Susan, they’re supposed to tunnel despite the lack of a queen (it’s illegal to sell the queens). From what Uncle Milton wrote, the scent of even one worker ant is supposed to inflame the others into joyous paroxysms of tunneling behavior.
They do appear to groom each other, but what do I know, they may instead be pretending to groom each other. There are not literally two camps of ants. Mostly what they do is all sit on top of the gel in a little bundle, consulting on what not to do next, while one lone ant struggles at tunneling behavior off to the side.
I moved their habitat in order to take this picture, which is why they’re all running around, upset by the earthquake. But we keep it, as advised, on a shelf where they’re not disturbed, away from direct sunlight. There are no motors or florescent lights nearby. Just books. As instructed, we don’t disturb the habitat, but I’ve read of children veritably playing soccer with ant habitats and the ants blithely continuing to tunnel away.

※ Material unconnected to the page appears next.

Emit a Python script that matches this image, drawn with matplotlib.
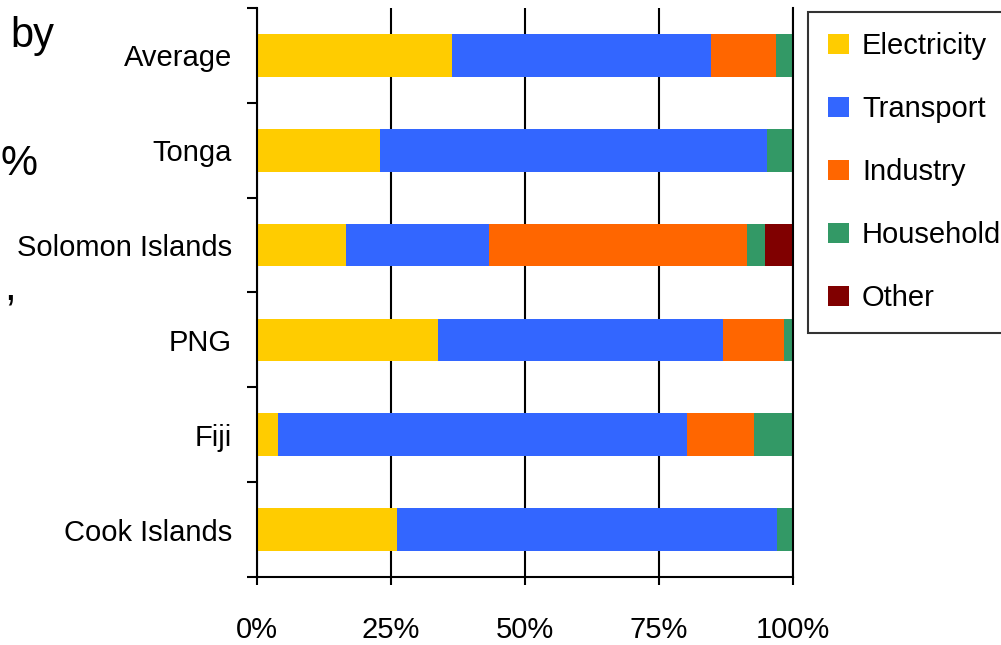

Uncle Milton said I should keep them updated on the progress of our ants. I suppose I’ll send them this pic. I may also send it along to Dezeen.
P.S. Melisaur’s Flickr photoset shows what our ant habitat could have looked like by now if our ants gave half a damn. But our ants appear to be cousins to Wes Barnes’ ants who also were philosopher ants done in by the futility of endeavor in the face of the yawning void.
Melisaur’s ants actually have a queen as they were farmed off a tree.